◆ TO DO
Among the lines of the listing below, retype exactly those from the one containing "Give me the Plotly source for this chart." through the one containing "positions = [1, 2, 3]", both included. Do not include pictures.

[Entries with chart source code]
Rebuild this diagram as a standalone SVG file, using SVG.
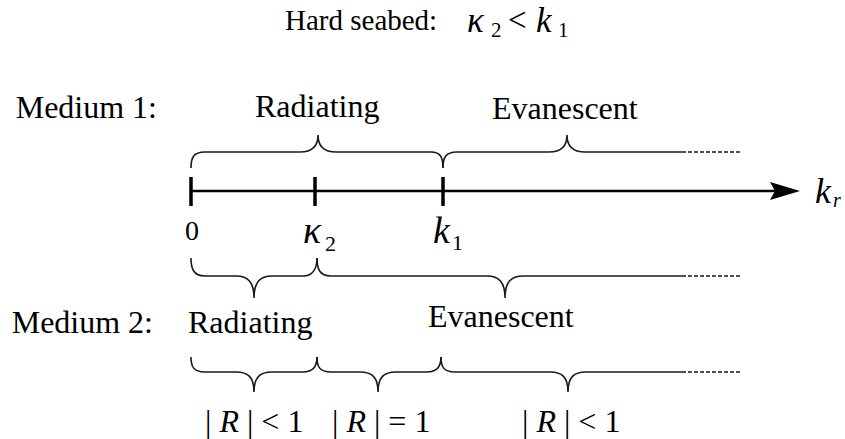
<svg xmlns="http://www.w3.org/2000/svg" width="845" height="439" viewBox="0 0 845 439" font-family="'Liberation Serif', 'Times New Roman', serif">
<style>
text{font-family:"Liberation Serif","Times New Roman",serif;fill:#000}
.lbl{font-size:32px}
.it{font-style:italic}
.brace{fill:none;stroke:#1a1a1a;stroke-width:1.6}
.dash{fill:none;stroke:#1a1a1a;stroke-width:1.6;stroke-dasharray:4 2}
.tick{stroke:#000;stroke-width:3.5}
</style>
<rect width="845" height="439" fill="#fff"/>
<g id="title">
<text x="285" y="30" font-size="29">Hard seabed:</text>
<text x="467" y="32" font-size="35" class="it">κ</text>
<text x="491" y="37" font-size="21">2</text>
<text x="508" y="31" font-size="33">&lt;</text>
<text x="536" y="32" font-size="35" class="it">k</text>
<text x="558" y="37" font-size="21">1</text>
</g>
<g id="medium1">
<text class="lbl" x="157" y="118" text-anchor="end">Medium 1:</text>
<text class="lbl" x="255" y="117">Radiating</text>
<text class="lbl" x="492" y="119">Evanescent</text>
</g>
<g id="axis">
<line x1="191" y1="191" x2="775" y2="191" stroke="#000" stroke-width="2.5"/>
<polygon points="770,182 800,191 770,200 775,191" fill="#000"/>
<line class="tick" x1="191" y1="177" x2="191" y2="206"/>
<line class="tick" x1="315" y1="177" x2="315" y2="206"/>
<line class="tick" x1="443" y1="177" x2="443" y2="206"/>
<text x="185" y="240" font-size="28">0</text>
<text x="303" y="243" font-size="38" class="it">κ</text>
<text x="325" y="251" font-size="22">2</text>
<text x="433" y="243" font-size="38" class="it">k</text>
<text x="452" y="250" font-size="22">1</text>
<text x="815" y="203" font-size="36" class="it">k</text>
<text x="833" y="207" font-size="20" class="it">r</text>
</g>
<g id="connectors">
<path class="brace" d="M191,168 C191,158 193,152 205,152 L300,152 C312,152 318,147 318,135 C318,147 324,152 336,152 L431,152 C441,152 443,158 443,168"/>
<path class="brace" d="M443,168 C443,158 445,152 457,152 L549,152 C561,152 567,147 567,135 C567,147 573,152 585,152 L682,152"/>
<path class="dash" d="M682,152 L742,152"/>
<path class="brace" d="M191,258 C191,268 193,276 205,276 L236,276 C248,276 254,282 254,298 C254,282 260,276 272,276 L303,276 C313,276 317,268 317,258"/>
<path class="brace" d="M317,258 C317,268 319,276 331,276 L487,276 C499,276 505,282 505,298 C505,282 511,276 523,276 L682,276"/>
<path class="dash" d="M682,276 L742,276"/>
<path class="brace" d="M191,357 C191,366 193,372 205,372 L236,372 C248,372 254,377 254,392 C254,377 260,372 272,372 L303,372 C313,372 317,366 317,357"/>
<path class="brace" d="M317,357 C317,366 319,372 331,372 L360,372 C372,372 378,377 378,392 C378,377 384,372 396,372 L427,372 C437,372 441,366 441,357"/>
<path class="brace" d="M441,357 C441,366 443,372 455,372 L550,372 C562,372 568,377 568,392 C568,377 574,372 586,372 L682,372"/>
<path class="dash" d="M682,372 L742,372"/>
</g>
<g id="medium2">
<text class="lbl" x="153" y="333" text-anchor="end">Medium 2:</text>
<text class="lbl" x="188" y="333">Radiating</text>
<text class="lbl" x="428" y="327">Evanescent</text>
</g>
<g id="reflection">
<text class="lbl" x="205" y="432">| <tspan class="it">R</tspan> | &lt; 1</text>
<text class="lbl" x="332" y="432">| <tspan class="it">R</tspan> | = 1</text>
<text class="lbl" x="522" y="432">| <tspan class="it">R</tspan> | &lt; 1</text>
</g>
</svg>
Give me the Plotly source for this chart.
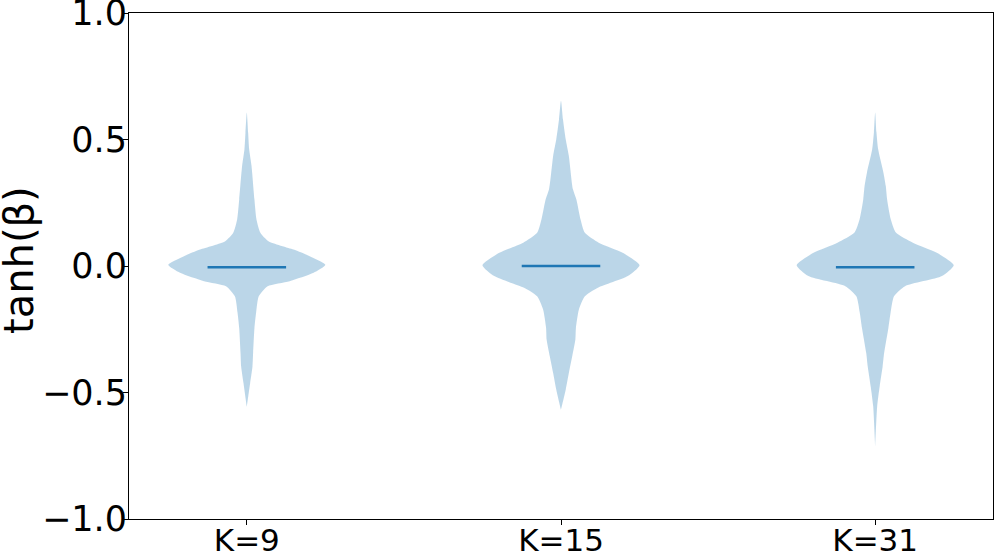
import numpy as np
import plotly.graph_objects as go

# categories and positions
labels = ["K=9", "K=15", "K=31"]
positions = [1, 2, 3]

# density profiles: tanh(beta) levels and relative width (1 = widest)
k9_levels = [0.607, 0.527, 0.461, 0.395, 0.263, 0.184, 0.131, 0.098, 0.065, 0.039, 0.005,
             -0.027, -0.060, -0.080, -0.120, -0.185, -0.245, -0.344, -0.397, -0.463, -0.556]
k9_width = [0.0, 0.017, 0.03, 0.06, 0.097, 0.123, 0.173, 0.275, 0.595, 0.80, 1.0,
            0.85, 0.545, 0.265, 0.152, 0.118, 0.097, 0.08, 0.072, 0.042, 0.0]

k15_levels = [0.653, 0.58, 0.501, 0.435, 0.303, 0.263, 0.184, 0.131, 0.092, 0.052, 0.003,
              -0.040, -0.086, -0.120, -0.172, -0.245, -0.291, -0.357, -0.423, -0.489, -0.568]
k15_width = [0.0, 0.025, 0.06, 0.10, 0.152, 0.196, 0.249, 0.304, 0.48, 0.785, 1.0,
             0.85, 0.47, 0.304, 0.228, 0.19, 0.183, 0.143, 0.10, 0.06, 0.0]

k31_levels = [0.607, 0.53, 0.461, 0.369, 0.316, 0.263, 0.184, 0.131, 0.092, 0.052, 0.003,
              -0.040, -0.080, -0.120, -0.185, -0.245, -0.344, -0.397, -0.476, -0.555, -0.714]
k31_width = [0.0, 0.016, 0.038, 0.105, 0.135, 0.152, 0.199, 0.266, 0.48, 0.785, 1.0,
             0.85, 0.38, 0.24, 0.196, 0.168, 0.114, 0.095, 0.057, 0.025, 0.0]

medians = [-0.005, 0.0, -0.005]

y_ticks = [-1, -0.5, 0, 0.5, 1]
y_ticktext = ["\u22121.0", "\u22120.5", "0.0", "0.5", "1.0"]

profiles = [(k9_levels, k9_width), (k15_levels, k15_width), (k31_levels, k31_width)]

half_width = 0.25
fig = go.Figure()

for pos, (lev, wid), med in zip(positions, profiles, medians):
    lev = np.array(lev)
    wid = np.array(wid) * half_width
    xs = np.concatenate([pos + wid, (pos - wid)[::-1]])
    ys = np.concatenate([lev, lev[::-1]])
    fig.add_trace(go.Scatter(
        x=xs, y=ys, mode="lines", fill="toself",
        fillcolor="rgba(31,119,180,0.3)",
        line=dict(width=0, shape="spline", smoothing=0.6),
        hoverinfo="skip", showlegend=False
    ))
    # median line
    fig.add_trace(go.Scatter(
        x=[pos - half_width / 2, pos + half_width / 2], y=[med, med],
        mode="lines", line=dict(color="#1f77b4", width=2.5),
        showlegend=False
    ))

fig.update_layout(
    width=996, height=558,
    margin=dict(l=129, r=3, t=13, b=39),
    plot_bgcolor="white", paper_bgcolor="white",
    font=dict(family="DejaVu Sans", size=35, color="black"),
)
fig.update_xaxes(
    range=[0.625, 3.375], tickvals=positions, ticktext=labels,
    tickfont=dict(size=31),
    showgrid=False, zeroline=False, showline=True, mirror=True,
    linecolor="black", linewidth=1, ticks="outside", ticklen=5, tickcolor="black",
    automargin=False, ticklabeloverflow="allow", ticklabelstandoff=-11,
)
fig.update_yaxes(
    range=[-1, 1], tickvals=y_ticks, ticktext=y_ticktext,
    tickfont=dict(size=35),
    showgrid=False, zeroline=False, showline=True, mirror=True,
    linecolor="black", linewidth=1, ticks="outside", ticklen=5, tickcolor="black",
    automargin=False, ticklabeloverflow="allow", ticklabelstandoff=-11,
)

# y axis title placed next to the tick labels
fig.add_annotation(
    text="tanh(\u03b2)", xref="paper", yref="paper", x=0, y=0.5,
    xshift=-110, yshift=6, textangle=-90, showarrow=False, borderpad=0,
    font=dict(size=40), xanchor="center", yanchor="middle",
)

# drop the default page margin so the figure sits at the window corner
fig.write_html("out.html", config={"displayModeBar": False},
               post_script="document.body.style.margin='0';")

◆ WRITTEN RESPONSE
Give me the Plotly source for this chart.
import numpy as np
import plotly.graph_objects as go

# categories and positions
labels = ["K=9", "K=15", "K=31"]
positions = [1, 2, 3]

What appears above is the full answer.